There is no doubt that news and talk radio is now enjoying an abundance of listeners. Last week, Nielsen Audio released a report – Diving Deeper Into PPM’s News/Talk Surge [link] – that examines the similarities and differences between the performance of commercial News/Talk stations and noncommercial NPR News/Talk stations.

Nielsen says the surge is unusual because listening to News/Talk stations typically drops back to normal listening levels after the November elections. Not now. The news is being driven by a President who seems to thrive on conflict, bravado and insults. The result is “must hear,” “must read,” “must watch” and “must comment” reporting that draws listeners like rubberneckers driving by an accident. Regardless of viewpoints, this is HOT media and it is likely to continue.

Nielsen looked at the performance of 66 noncom NPR News/Talk stations and 205 commercial News/Talk stations using February PPM data. About two-thirds of commercial News/Talk stations are actually all-Talk, featuring opinionated hosts such as Rush Limbaugh.  The other third are either “weather and traffic” stations such as 1010 WINS and KNX, or full-time news stations like WTOP.

According Nielsen’s analysis, commercial News/Talk stations have a significantly larger AQH Share of the overall audience than NPR News/Talk stations. Commercial station listeners tend to be older than noncom listeners. Both commercial and noncom News/Talk stations are seeing audience growth but the pace of growth for NPR News/Talk stations is greater.

Noncoms do better with Millennial-age listeners (18-34) than commercial stations.  Overall, the older a listener is, the more likely they are to listen to commercial News/Talk programming.


Nielsen is about measurable metrics, not about content. In strategic terms, commercial and noncom News/Talk stations are almost completely different.

On the right is a chart showing hour-by-hour programming on WUNC (NPR noncom) and WTKK (Commercial Talk) during Monday – Friday, 6am to 7pm, hours when the most people hear radio. WTKK is owned by iHeartMedia and has a schedule that is typical of commercial talk stations.

The entire 13 hours of programming on WTKK are talk shows. On WUNC, 10 of the 13 hours are newsmagazines. WUNC has 3 hours talk and interview programming.

All of the shows on WTKK are built around opinionated hosts. All of the shows on WUNC are assembles with a handful of hosts who are more prominent than others.  The emphasis on WTKK is opinion.  The emphasis on WUNC is most often fact-based reporting.

All four hosts on WTKK are older white men.  On WUNC there is a much wider diversity of ages, gender and backgrounds. The only things the two groups of stations have in common is that they are based on the spoken word.

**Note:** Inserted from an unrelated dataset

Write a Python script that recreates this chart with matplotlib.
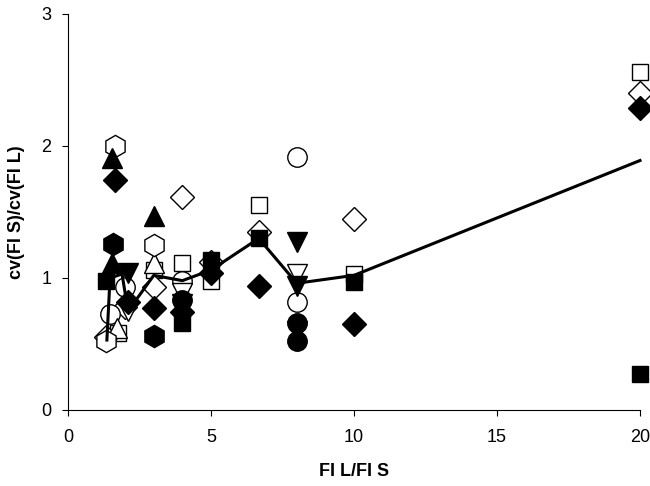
import matplotlib
matplotlib.use('Agg')
import matplotlib.pyplot as plt

plt.rcParams['font.family'] = ['Liberation Sans', 'DejaVu Sans']

# series: (marker, filled, x, y)
fd_x = [1.65, 2.1, 3, 4, 5, 6.67, 10, 20]
fd_y = [1.74, 0.82, 0.77, 0.74, 1.04, 0.94, 0.65, 2.29]
od_x = [1.33, 2.0, 3, 4, 5, 6.67, 10, 20]
od_y = [0.55, 0.78, 0.93, 1.61, 1.12, 1.35, 1.45, 2.40]
os_x = [1.75, 3, 4, 5, 6.67, 10, 20]
os_y = [0.58, 1.06, 1.11, 0.98, 1.55, 1.03, 2.56]
fs_x = [1.33, 4, 5, 6.67, 10, 20]
fs_y = [0.98, 0.66, 1.14, 1.30, 0.97, 0.27]
ftu_x = [1.55, 1.55, 3]
ftu_y = [1.91, 1.11, 1.47]
otu_x = [3, 1.7]
otu_y = [1.11, 0.62]
ftd_x = [2.1, 4, 8, 8]
ftd_y = [1.04, 0.80, 1.27, 0.94]
otd_x = [2.1, 4, 8, 8]
otd_y = [0.75, 0.89, 1.03, 0.60]
oc_x = [1.47, 2.0, 4, 8, 8]
oc_y = [0.73, 0.93, 0.98, 1.92, 0.82]
fc_x = [4, 8, 8]
fc_y = [0.83, 0.66, 0.52]
fh_x = [1.58, 3]
fh_y = [1.26, 0.56]
oh_x = [1.64, 3, 1.33]
oh_y = [2.0, 1.25, 0.52]

# mean line
line_x = [1.36, 1.47, 1.89, 2.1, 3, 4, 5, 6.67, 8, 10, 20]
line_y = [0.53, 1.0, 1.03, 0.75, 1.02, 0.98, 1.06, 1.30, 0.96, 1.02, 1.89]

series = [
    ('s', False, os_x, os_y, 12),
    ('D', False, od_x, od_y, 12),
    ('o', False, oc_x, oc_y, 14),
    ('^', False, otu_x, otu_y, 14),
    ('v', False, otd_x, otd_y, 14),
    ('h', False, oh_x, oh_y, 16),
    ('s', True, fs_x, fs_y, 12),
    ('D', True, fd_x, fd_y, 12),
    ('o', True, fc_x, fc_y, 14),
    ('^', True, ftu_x, ftu_y, 14),
    ('v', True, ftd_x, ftd_y, 14),
    ('h', True, fh_x, fh_y, 16),
]

fig = plt.figure(figsize=(6.5, 4.86), dpi=100)
ax = fig.add_axes([0.1046, 0.1564, 0.88, 0.8148])

for m, filled, xs, ys, ms in series:
    ax.plot(xs, ys, ls='none', marker=m, ms=ms, mec='k', mew=1.0,
            mfc='k' if filled else 'white', zorder=2, clip_on=False)

ax.plot(line_x, line_y, color='k', lw=2.2, zorder=3, clip_on=False)

ax.set_xlim(0, 20)
ax.set_ylim(0, 3)
ax.set_xticks([0, 5, 10, 15, 20])
ax.set_yticks([0, 1, 2, 3])
ax.spines['top'].set_visible(False)
ax.spines['right'].set_visible(False)
ax.spines['left'].set_linewidth(0.8)
ax.spines['bottom'].set_linewidth(0.8)
ax.tick_params(direction='out', length=4, width=0.8, labelsize=13)
ax.tick_params(axis='x', pad=10)
ax.tick_params(axis='y', pad=8)
ax.set_xlabel('FI L/FI S', fontsize=13, fontweight='bold', labelpad=12)
ax.set_ylabel('cv(FI S)/cv(FI L)', fontsize=13, fontweight='bold', labelpad=12)

fig.savefig('out.png', dpi=100)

Differences between WTKK and WUNC are perhaps best illustrated by the bio of WTKK “morning man” K. C. O’Dea on the station website [link]:

K. C. O’Dea
KC is a fifth generation cattle rancher from Wyoming, making him the obvious choice to talk about all things alternative rock. 

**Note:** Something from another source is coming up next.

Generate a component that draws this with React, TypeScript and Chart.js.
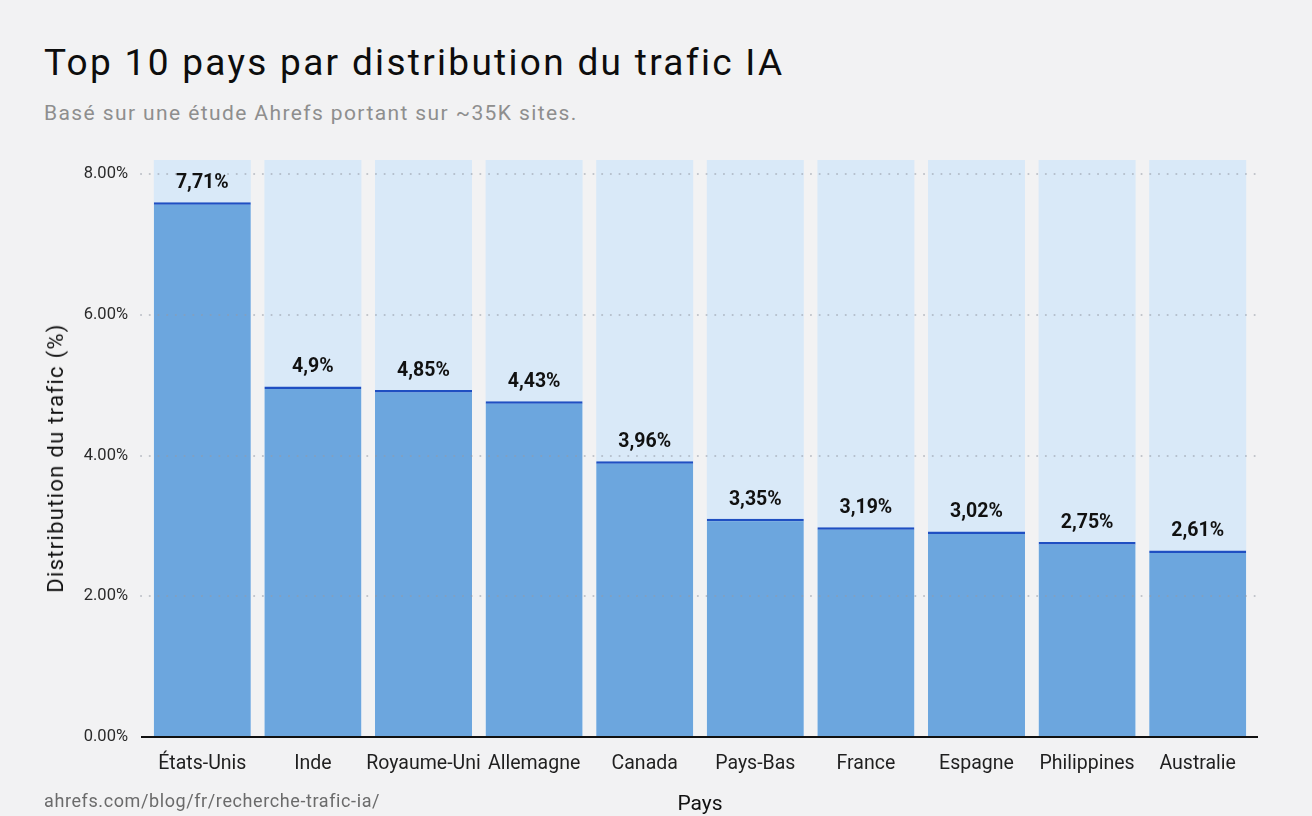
import { useEffect, useRef } from "react";
import { Chart, registerables } from "chart.js";
import type { ChartConfiguration, Plugin } from "chart.js";

Chart.register(...registerables);

const COUNTRIES = ["États-Unis", "Inde", "Royaume-Uni", "Allemagne", "Canada", "Pays-Bas", "France", "Espagne", "Philippines", "Australie"];
// bar heights as drawn (%)
const SHARE = [7.6, 4.98, 4.93, 4.77, 3.92, 3.1, 2.98, 2.92, 2.77, 2.65];
// printed labels above the bars
const SHARE_LABELS = ["7,71%", "4,9%", "4,85%", "4,43%", "3,96%", "3,35%", "3,19%", "3,02%", "2,75%", "2,61%"];
// light background track behind every bar
const TRACK = [8.2, 8.2, 8.2, 8.2, 8.2, 8.2, 8.2, 8.2, 8.2, 8.2];
const Y_TICKS = [0, 2, 4, 6, 8];
const GRID_LINES = [2, 4, 6, 8];

const FONT = "Roboto, 'Noto Sans', sans-serif";

// dotted grid on top of the bars, black baseline and value labels
const overlay: Plugin<"bar"> = {
  id: "overlay",
  afterDatasetsDraw(chart) {
    const { ctx, chartArea, scales } = chart;
    const y = scales.y;
    ctx.save();
    ctx.strokeStyle = "rgba(150,155,165,0.55)";
    ctx.lineWidth = 2;
    ctx.lineCap = "round";
    ctx.setLineDash([0.1, 8.6]);
    GRID_LINES.forEach((v) => {
      const py = Math.round(y.getPixelForValue(v));
      ctx.beginPath();
      ctx.moveTo(chartArea.left - 6, py);
      ctx.lineTo(chartArea.right + 5, py);
      ctx.stroke();
    });

    ctx.setLineDash([]);
    ctx.lineCap = "butt";
    ctx.strokeStyle = "#111111";
    ctx.lineWidth = 2;
    const y0 = y.getPixelForValue(0);
    ctx.beginPath();
    ctx.moveTo(chartArea.left - 6, y0);
    ctx.lineTo(chartArea.right + 5, y0);
    ctx.stroke();

    const meta = chart.getDatasetMeta(1);
    ctx.font = `bold 19.5px ${FONT}`;
    ctx.fillStyle = "#111111";
    ctx.textAlign = "center";
    ctx.textBaseline = "middle";
    meta.data.forEach((bar: any, i) => {
      ctx.fillText(SHARE_LABELS[i], bar.x, bar.y - 19);
    });
    ctx.restore();
  },
};

export default function App() {
  const canvasRef = useRef<HTMLCanvasElement | null>(null);

  useEffect(() => {
    const ctx = canvasRef.current!.getContext("2d")!;

    const config: ChartConfiguration<"bar", number[], string> = {
      type: "bar",
      data: {
        labels: COUNTRIES,
        datasets: [
          {
            label: "track",
            data: TRACK,
            backgroundColor: "#d9e9f8",
            borderWidth: 0,
            grouped: false,
            barPercentage: 0.877,
            categoryPercentage: 1,
            order: 2,
          },
          {
            label: "Distribution du trafic (%)",
            data: SHARE,
            backgroundColor: "#6ca6de",
            borderColor: "#1f4fc2",
            borderWidth: { top: 2.5, left: 0, right: 0, bottom: 0 },
            borderSkipped: "bottom",
            grouped: false,
            barPercentage: 0.877,
            categoryPercentage: 1,
            order: 1,
          },
        ],
      },
      options: {
        responsive: false,
        animation: false,
        devicePixelRatio: 1,
        layout: { padding: { top: 160, right: 59, bottom: 0, left: 0 } },
        plugins: {
          legend: { display: false },
          tooltip: { enabled: false },
        },
        scales: {
          x: {
            grid: { display: false, drawTicks: false },
            border: { display: false },
            ticks: {
              color: "#1f1f1f",
              font: { family: FONT, size: 19.5 },
              padding: 15,
              maxRotation: 0,
              autoSkip: false,
            },
            afterFit: (s) => {
              s.height = 79;
            },
          },
          y: {
            min: 0,
            max: 8.2,
            grid: { display: false, drawTicks: false },
            border: { display: false },
            afterBuildTicks: (s) => {
              s.ticks = Y_TICKS.map((v) => ({ value: v }));
            },
            ticks: {
              color: "#2a2a2a",
              font: { family: FONT, size: 16.5 },
              padding: 19,
              callback: (v) => `${Number(v).toFixed(2)}%`,
            },
            afterFit: (s) => {
              s.width = 147;
            },
          },
        },
      },
      plugins: [overlay],
    };

    const chart = new Chart(ctx, config);
    return () => chart.destroy();
  }, []);

  return (
    <div
      style={{
        position: "fixed",
        left: 0,
        top: 0,
        width: 1312,
        height: 816,
        background: "#f2f2f3",
        fontFamily: FONT,
        overflow: "hidden",
      }}
    >
      <div
        style={{
          position: "absolute",
          left: 44,
          top: 42,
          fontSize: 37,
          lineHeight: "42px",
          fontWeight: 400,
          letterSpacing: "2.3px",
          color: "#0d0d0d",
          whiteSpace: "nowrap",
        }}
      >
        Top 10 pays par distribution du trafic IA
      </div>
      <div
        style={{
          position: "absolute",
          left: 44,
          top: 100,
          fontSize: 21,
          lineHeight: "26px",
          letterSpacing: "1.4px",
          color: "#8e8e8e",
          whiteSpace: "nowrap",
        }}
      >
        Basé sur une étude Ahrefs portant sur ~35K sites.
      </div>
      <canvas
        ref={canvasRef}
        width={1312}
        height={816}
        style={{ position: "absolute", left: 0, top: 0, width: 1312, height: 816 }}
      />
      <div
        style={{
          position: "absolute",
          left: 56,
          top: 458,
          transform: "translate(-50%, -50%) rotate(-90deg)",
          fontSize: 22,
          lineHeight: "26px",
          letterSpacing: "1.3px",
          color: "#111111",
          whiteSpace: "nowrap",
        }}
      >
        Distribution du trafic (%)
      </div>
      <div
        style={{
          position: "absolute",
          left: 700,
          top: 803,
          transform: "translate(-50%, -50%)",
          fontSize: 21,
          lineHeight: "26px",
          color: "#111111",
          whiteSpace: "nowrap",
        }}
      >
        Pays
      </div>
      <div
        style={{
          position: "absolute",
          left: 44,
          top: 789,
          fontSize: 18,
          lineHeight: "24px",
          letterSpacing: "0.6px",
          color: "#6b6b6b",
          whiteSpace: "nowrap",
        }}
      >
        ahrefs.com/blog/fr/recherche-trafic-ia/
      </div>
    </div>
  );
}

[O’Dea got] a few part time shifts between classes at a local alternative rock station he eventually started working for local concert venues as a stage hand. 

[He likes] exploring the latest restaurant or brewery, checking out all of our awesome music venues, and shamelessly claiming it’s all research when the boss asks why your eyes are bloodshot.

To me, this sounds like news according to Beavis & Butthead. There is nothing wrong with that.  My point is that the appeal of commercial and noncom News/Talk in very different.


While I was doing research for the story above I came across an interesting commentary in the Seattle Weekly [link] about “the maddening allure of KIRO radio.” KIRO is one of the nation’s leading commercial News/Talk stations.  They have hired public radio folks to host shows – Luke Burbank comes to mind.

This paragraph echoes what I said above:

The guiding philosophy of [KIRO] 97.3 FM can be summed up as this: Don’t be boring. There’s a word that gets used around the station, “stentorian,” and it’s a bad one. It’s how people describe what KIRO doesn’t do, which is to simply read people the news over the radio in the voice of a practiced broadcaster. It’s an approach meant to reflect the modern state of the news on a medium – FM radio – that is decidedly old-school.